Photo:Xinhua
Veteran Irish writer Edna O'Brien was honored with a special prize Tuesday after her latest novel narrowly missed out on France's Femina award for foreign fiction.
Girl, which tells the story of a young woman abducted by the Nigerian Islamist group Boko Haram, has been hailed by critics.
The Observer said it showed "audacity and tact."
The Guardian marvelled at how, at the age of 88, O'Brien "appears to be more unafraid of experiment and risk than ever."
While the all-female jury of the Femina handed their top foreign fiction prize to the Spanish novelist Manuel Vilas for his autobiographical
Ordesa, they created a special award for O'Brien to honor her life's work.
O'Brien, whose career began nearly 60 years ago with her
Country Girls trilogy, won the PEN/Nabokov award in New York in 2018 for a literature career of "breaking down social and sexual barriers for women in Ireland and beyond."

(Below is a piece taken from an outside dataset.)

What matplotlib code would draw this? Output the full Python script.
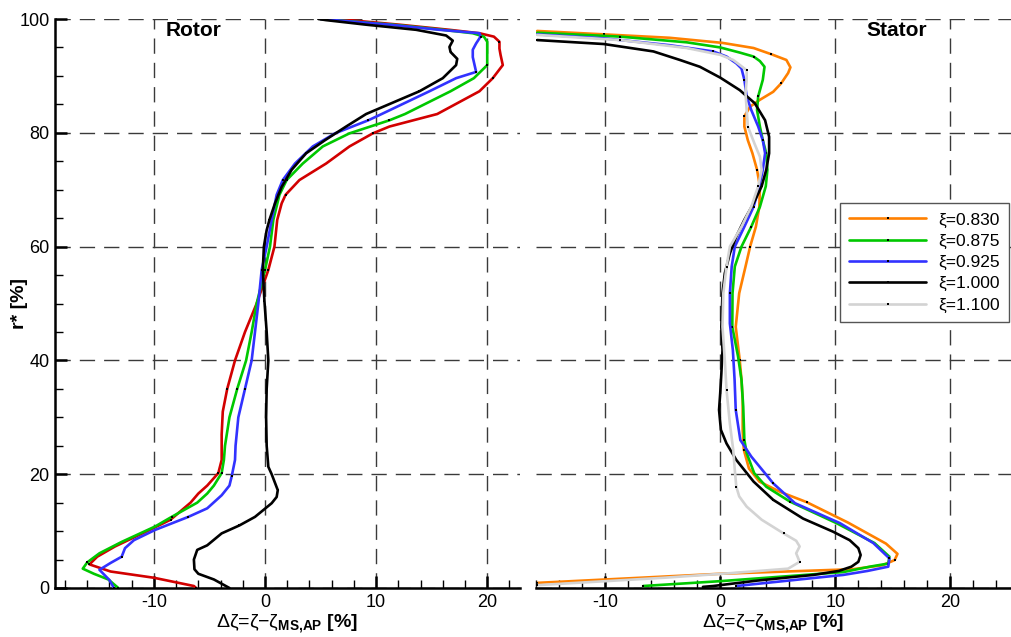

Vilas's tome, which topped many critics' book-of-the-year lists in his native Spain, tells of the death of his parents and his struggle to come to terms with the big questions of life and death.
The main French-language Femina prize went to Sylvain Prudhomme for his novel
Par les routes (By the Roads), about a hitch-hiker who leaves his family and world behind for the open road.